Europa lleva un año empeñada en demostrar que la euforia con que se celebra la supervivencia tiene poco que ver con la razón. “Es increíble”, me decía a mediados de año en Madrid el propietario de un restaurante de moda, “estamos vendiendo los vinos más caros de la carta; nunca habíamos visto nada igual”. Es cierto. Sobrecoge la normalidad con que el mercado acepta y paga la extravagancia. Pueden ser un vino de tres o cuatro cifras o un emparedado de jamón y queso engordado con unas cucharadas de caviar, a 175 € la pieza. Para algunos, la excelencia es un sándwich mixto con sabor a salmuera de pescado.

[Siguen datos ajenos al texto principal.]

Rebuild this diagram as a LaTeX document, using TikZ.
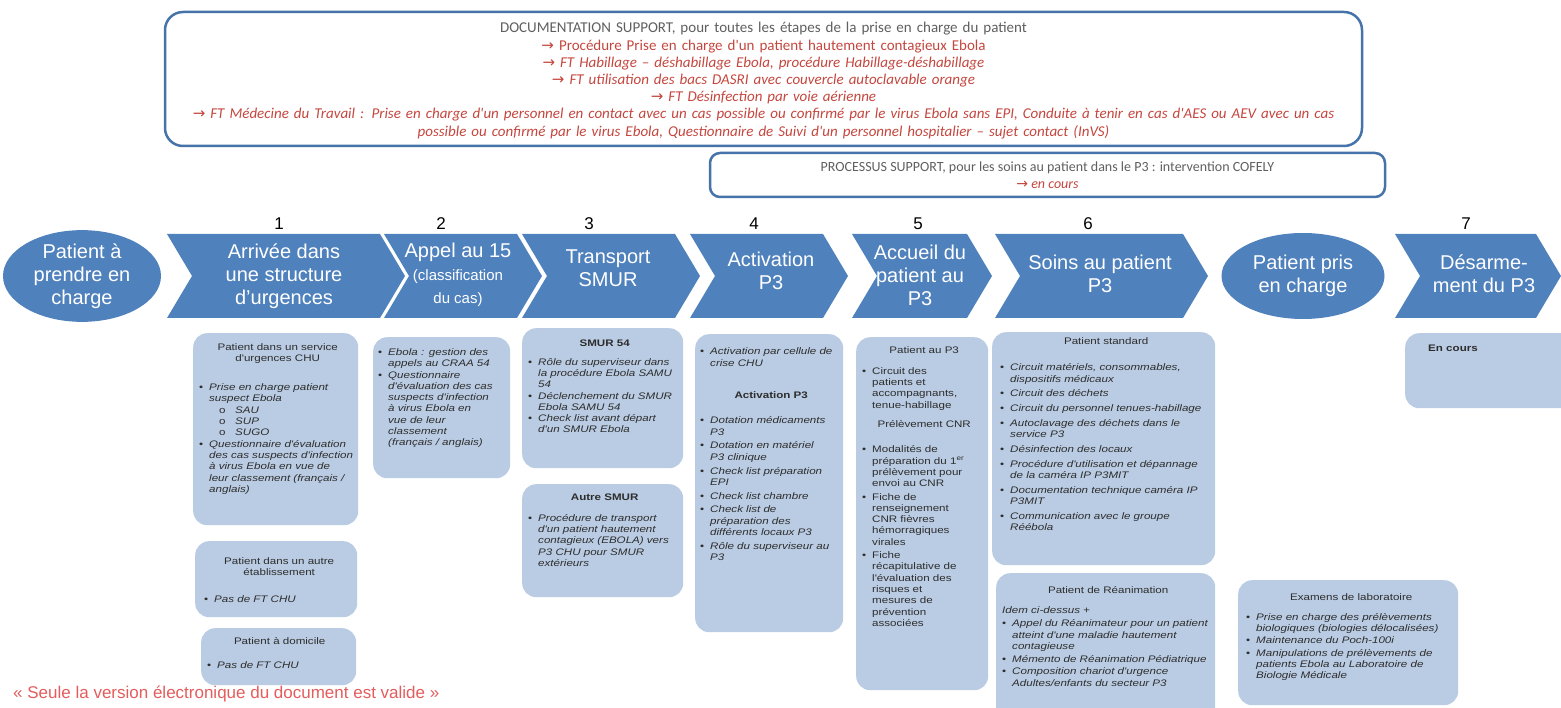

Impresionaba ver fotos de los mostradores de algunas pescaderías en España ante la indiferencia del último mercado navideño: cuanto más caro, más satisfacción. ¿Gambas rojas a 300 € el kilo? Empáqueme dos kilos. ¿Las angulas saltaron la cota de los 1500? Otro, por favor. Si la clase media chilena aumenta su deuda bancaria para comprar medicinas y tener acceso a tratamientos médicos, la española debe andar pidiendo créditos para pagar las comidas navideñas.